** start of Dataset extract **

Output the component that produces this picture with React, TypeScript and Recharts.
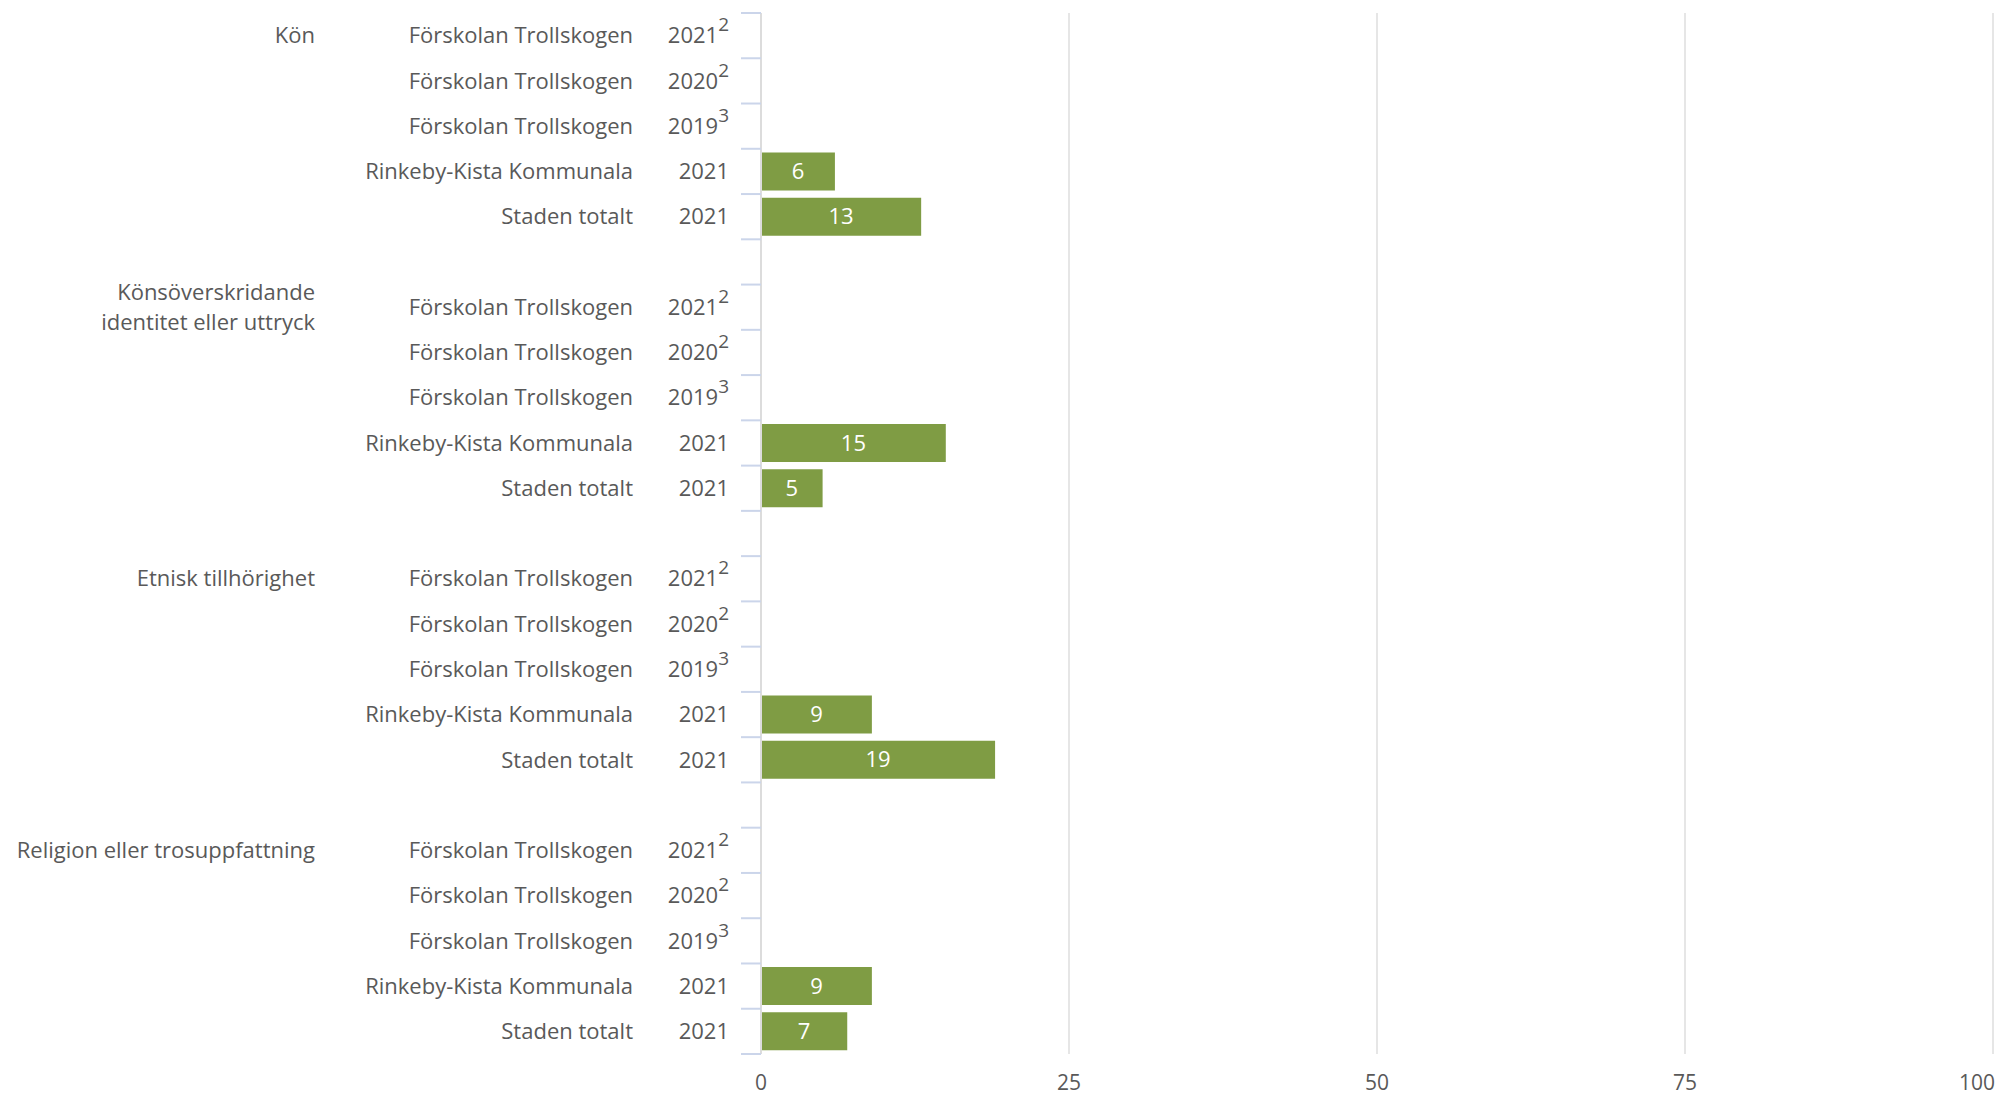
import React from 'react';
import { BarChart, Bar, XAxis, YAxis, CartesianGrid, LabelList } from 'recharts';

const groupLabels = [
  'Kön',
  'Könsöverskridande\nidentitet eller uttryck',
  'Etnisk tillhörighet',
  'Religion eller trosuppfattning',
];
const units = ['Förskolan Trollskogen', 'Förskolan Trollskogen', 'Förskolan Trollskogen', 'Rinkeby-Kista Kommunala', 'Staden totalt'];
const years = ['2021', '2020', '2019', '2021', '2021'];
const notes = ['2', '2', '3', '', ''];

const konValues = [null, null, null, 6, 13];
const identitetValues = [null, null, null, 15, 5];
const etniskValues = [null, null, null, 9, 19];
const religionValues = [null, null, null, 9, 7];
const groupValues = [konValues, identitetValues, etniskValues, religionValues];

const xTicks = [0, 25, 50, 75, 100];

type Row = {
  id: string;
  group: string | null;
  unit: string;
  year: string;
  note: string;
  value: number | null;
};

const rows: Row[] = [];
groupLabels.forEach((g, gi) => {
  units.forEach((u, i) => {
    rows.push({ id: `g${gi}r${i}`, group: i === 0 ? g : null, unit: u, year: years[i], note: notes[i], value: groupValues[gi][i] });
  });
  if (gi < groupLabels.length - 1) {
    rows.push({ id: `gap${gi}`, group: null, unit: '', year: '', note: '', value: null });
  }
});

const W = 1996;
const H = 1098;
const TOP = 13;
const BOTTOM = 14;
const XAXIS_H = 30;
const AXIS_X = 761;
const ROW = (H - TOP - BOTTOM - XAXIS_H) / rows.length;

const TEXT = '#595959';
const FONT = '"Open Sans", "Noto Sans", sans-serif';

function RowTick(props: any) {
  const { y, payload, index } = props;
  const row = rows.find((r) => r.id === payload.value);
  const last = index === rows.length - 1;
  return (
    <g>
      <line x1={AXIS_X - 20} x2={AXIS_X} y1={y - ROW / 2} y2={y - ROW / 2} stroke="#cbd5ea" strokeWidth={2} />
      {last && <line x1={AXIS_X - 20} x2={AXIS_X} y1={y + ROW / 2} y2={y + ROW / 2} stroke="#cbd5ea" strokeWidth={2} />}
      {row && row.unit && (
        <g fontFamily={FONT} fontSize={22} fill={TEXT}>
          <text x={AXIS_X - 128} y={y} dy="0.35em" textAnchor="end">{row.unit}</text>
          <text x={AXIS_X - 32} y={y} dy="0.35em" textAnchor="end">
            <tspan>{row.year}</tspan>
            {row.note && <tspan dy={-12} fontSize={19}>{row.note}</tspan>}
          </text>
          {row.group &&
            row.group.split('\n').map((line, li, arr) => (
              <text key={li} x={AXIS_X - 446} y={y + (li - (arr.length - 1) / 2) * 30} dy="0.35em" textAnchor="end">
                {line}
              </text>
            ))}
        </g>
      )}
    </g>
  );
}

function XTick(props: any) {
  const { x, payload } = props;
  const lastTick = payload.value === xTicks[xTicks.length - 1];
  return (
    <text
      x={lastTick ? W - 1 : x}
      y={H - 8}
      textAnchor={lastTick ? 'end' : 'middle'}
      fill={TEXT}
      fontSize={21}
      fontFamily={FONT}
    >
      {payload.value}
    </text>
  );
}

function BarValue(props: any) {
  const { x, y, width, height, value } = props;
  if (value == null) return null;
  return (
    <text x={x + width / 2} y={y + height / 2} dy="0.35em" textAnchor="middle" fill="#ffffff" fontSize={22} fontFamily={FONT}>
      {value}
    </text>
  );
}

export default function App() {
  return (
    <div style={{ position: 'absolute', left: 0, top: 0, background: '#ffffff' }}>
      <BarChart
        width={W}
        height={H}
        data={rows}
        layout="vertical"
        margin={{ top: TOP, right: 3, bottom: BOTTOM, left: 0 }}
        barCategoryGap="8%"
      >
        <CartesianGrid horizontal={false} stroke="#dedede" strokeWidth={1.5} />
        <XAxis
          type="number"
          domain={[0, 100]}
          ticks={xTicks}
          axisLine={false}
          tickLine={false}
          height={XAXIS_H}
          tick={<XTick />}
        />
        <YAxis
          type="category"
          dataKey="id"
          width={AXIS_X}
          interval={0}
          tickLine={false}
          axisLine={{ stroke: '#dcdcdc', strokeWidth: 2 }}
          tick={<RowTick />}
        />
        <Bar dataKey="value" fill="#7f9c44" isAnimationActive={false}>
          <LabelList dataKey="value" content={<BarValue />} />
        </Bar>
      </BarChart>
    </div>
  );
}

** end of Dataset extract **

> _Objective_
Leaving out the pictures, repeat the data above exactly.

> _Solved problem_
Output the component that produces this picture with React, TypeScript and Recharts.
import React from 'react';
import { BarChart, Bar, XAxis, YAxis, CartesianGrid, LabelList } from 'recharts';

const groupLabels = [
  'Kön',
  'Könsöverskridande\nidentitet eller uttryck',
  'Etnisk tillhörighet',
  'Religion eller trosuppfattning',
];
const units = ['Förskolan Trollskogen', 'Förskolan Trollskogen', 'Förskolan Trollskogen', 'Rinkeby-Kista Kommunala', 'Staden totalt'];
const years = ['2021', '2020', '2019', '2021', '2021'];
const notes = ['2', '2', '3', '', ''];

const konValues = [null, null, null, 6, 13];
const identitetValues = [null, null, null, 15, 5];
const etniskValues = [null, null, null, 9, 19];
const religionValues = [null, null, null, 9, 7];
const groupValues = [konValues, identitetValues, etniskValues, religionValues];

const xTicks = [0, 25, 50, 75, 100];

type Row = {
  id: string;
  group: string | null;
  unit: string;
  year: string;
  note: string;
  value: number | null;
};

const rows: Row[] = [];
groupLabels.forEach((g, gi) => {
  units.forEach((u, i) => {
    rows.push({ id: `g${gi}r${i}`, group: i === 0 ? g : null, unit: u, year: years[i], note: notes[i], value: groupValues[gi][i] });
  });
  if (gi < groupLabels.length - 1) {
    rows.push({ id: `gap${gi}`, group: null, unit: '', year: '', note: '', value: null });
  }
});

const W = 1996;
const H = 1098;
const TOP = 13;
const BOTTOM = 14;
const XAXIS_H = 30;
const AXIS_X = 761;
const ROW = (H - TOP - BOTTOM - XAXIS_H) / rows.length;

const TEXT = '#595959';
const FONT = '"Open Sans", "Noto Sans", sans-serif';

function RowTick(props: any) {
  const { y, payload, index } = props;
  const row = rows.find((r) => r.id === payload.value);
  const last = index === rows.length - 1;
  return (
    <g>
      <line x1={AXIS_X - 20} x2={AXIS_X} y1={y - ROW / 2} y2={y - ROW / 2} stroke="#cbd5ea" strokeWidth={2} />
      {last && <line x1={AXIS_X - 20} x2={AXIS_X} y1={y + ROW / 2} y2={y + ROW / 2} stroke="#cbd5ea" strokeWidth={2} />}
      {row && row.unit && (
        <g fontFamily={FONT} fontSize={22} fill={TEXT}>
          <text x={AXIS_X - 128} y={y} dy="0.35em" textAnchor="end">{row.unit}</text>
          <text x={AXIS_X - 32} y={y} dy="0.35em" textAnchor="end">
            <tspan>{row.year}</tspan>
            {row.note && <tspan dy={-12} fontSize={19}>{row.note}</tspan>}
          </text>
          {row.group &&
            row.group.split('\n').map((line, li, arr) => (
              <text key={li} x={AXIS_X - 446} y={y + (li - (arr.length - 1) / 2) * 30} dy="0.35em" textAnchor="end">
                {line}
              </text>
            ))}
        </g>
      )}
    </g>
  );
}

function XTick(props: any) {
  const { x, payload } = props;
  const lastTick = payload.value === xTicks[xTicks.length - 1];
  return (
    <text
      x={lastTick ? W - 1 : x}
      y={H - 8}
      textAnchor={lastTick ? 'end' : 'middle'}
      fill={TEXT}
      fontSize={21}
      fontFamily={FONT}
    >
      {payload.value}
    </text>
  );
}

function BarValue(props: any) {
  const { x, y, width, height, value } = props;
  if (value == null) return null;
  return (
    <text x={x + width / 2} y={y + height / 2} dy="0.35em" textAnchor="middle" fill="#ffffff" fontSize={22} fontFamily={FONT}>
      {value}
    </text>
  );
}

export default function App() {
  return (
    <div style={{ position: 'absolute', left: 0, top: 0, background: '#ffffff' }}>
      <BarChart
        width={W}
        height={H}
        data={rows}
        layout="vertical"
        margin={{ top: TOP, right: 3, bottom: BOTTOM, left: 0 }}
        barCategoryGap="8%"
      >
        <CartesianGrid horizontal={false} stroke="#dedede" strokeWidth={1.5} />
        <XAxis
          type="number"
          domain={[0, 100]}
          ticks={xTicks}
          axisLine={false}
          tickLine={false}
          height={XAXIS_H}
          tick={<XTick />}
        />
        <YAxis
          type="category"
          dataKey="id"
          width={AXIS_X}
          interval={0}
          tickLine={false}
          axisLine={{ stroke: '#dcdcdc', strokeWidth: 2 }}
          tick={<RowTick />}
        />
        <Bar dataKey="value" fill="#7f9c44" isAnimationActive={false}>
          <LabelList dataKey="value" content={<BarValue />} />
        </Bar>
      </BarChart>
    </div>
  );
}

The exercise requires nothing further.